-- GOAL OF THE EXERCISE --
Skip the pictures, please, and write out exactly the lines from the opening of the data through the line containing "minimum width=143pt, minimum".

==== SOURCE MATERIAL

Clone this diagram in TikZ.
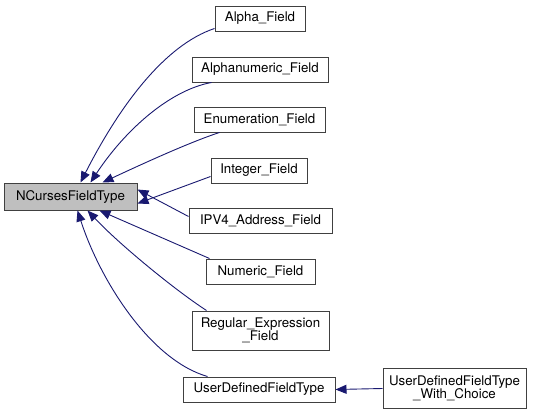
\documentclass[tikz,border=0pt]{standalone}
\usepackage{fontspec}
\setmainfont{TeX Gyre Heros}
\usetikzlibrary{arrows.meta}
\definecolor{edgeblue}{HTML}{191970}
\definecolor{boxborder}{HTML}{404040}
\definecolor{boxgray}{HTML}{BFBFBF}
\tikzset{
  cls/.style={draw=boxborder, line width=1pt, fill=white, inner sep=0pt, minimum height=25pt,
    align=center, font=\fontsize{13.3}{13}\selectfont},
  edge/.style={draw=edgeblue, line width=0.9pt, {Triangle[length=11pt,width=9pt]}-}
}
\begin{document}
\begin{tikzpicture}[x=1pt,y=-1pt]
\useasboundingbox (0,0) rectangle (541,415);
\node[cls, fill=boxgray, minimum width=133pt, minimum height=27pt] (nc) at (70.5,196.5) {NCursesFieldType};
\node[cls, minimum width=90pt] (alpha) at (260,18.5) {Alpha\_Field};
\node[cls, minimum width=136pt] (alnum) at (260,69.5) {Alphanumeric\_Field};
\node[cls, minimum width=131pt] (enum) at (259.5,119.5) {Enumeration\_Field};
\node[cls, minimum width=96pt] (int) at (259,170.5) {Integer\_Field};
\node[cls, minimum width=143pt] (ipv4) at (260.5,220.5) {IPV4\_Address\_Field};
\node[cls, minimum width=109pt] (num) at (260.5,271.5) {Numeric\_Field};
\node[cls, minimum width=137pt, minimum height=39pt] (regex) at (260.5,330.5) {Regular\_Expression\\\_Field};
\node[cls, minimum width=152pt] (user) at (259,389.5) {UserDefinedFieldType};
\node[cls, minimum width=143pt, minimum height=40pt] (choice) at (454.5,388.5) {UserDefinedFieldType\\\_With\_Choice};

\draw[edge] ([xshift=77pt]nc.north west) .. controls (120,105) and (165,45) .. ([yshift=3pt]alpha.south west);
\draw[edge] ([xshift=87pt]nc.north west) .. controls (125,130) and (170,90) .. ([xshift=20pt]alnum.south west);
\draw[edge] ([xshift=99pt]nc.north west) .. controls (140,165) and (190,142) .. ([xshift=26pt]enum.south west);
\draw[edge] ([yshift=-7pt]nc.east) -- ([yshift=-6pt]int.west);
\draw[edge] ([yshift=7pt]nc.east) -- ([yshift=4pt]ipv4.west);
\draw[edge] ([xshift=96pt]nc.south west) -- ([xshift=4pt]num.north west);
\draw[edge] ([xshift=84pt]nc.south west) .. controls (120,245) and (175,290) .. ([xshift=15pt]regex.north west);
\draw[edge] ([xshift=74pt]nc.south west) .. controls (100,280) and (150,360) .. ([xshift=25pt]user.north west);
\draw[edge] (user.east) -- (choice.west);
\end{tikzpicture}
\end{document}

========

-- COMPLETED EXERCISE --
Clone this diagram in TikZ.
\documentclass[tikz,border=0pt]{standalone}
\usepackage{fontspec}
\setmainfont{TeX Gyre Heros}
\usetikzlibrary{arrows.meta}
\definecolor{edgeblue}{HTML}{191970}
\definecolor{boxborder}{HTML}{404040}
\definecolor{boxgray}{HTML}{BFBFBF}
\tikzset{
  cls/.style={draw=boxborder, line width=1pt, fill=white, inner sep=0pt, minimum height=25pt,
    align=center, font=\fontsize{13.3}{13}\selectfont},
  edge/.style={draw=edgeblue, line width=0.9pt, {Triangle[length=11pt,width=9pt]}-}
}
\begin{document}
\begin{tikzpicture}[x=1pt,y=-1pt]
\useasboundingbox (0,0) rectangle (541,415);
\node[cls, fill=boxgray, minimum width=133pt, minimum height=27pt] (nc) at (70.5,196.5) {NCursesFieldType};
\node[cls, minimum width=90pt] (alpha) at (260,18.5) {Alpha\_Field};
\node[cls, minimum width=136pt] (alnum) at (260,69.5) {Alphanumeric\_Field};
\node[cls, minimum width=131pt] (enum) at (259.5,119.5) {Enumeration\_Field};
\node[cls, minimum width=96pt] (int) at (259,170.5) {Integer\_Field};
\node[cls, minimum width=143pt] (ipv4) at (260.5,220.5) {IPV4\_Address\_Field};
\node[cls, minimum width=109pt] (num) at (260.5,271.5) {Numeric\_Field};
\node[cls, minimum width=137pt, minimum height=39pt] (regex) at (260.5,330.5) {Regular\_Expression\\\_Field};
\node[cls, minimum width=152pt] (user) at (259,389.5) {UserDefinedFieldType};
\node[cls, minimum width=143pt, minimum height=40pt] (choice) at (454.5,388.5) {UserDefinedFieldType\\\_With\_Choice};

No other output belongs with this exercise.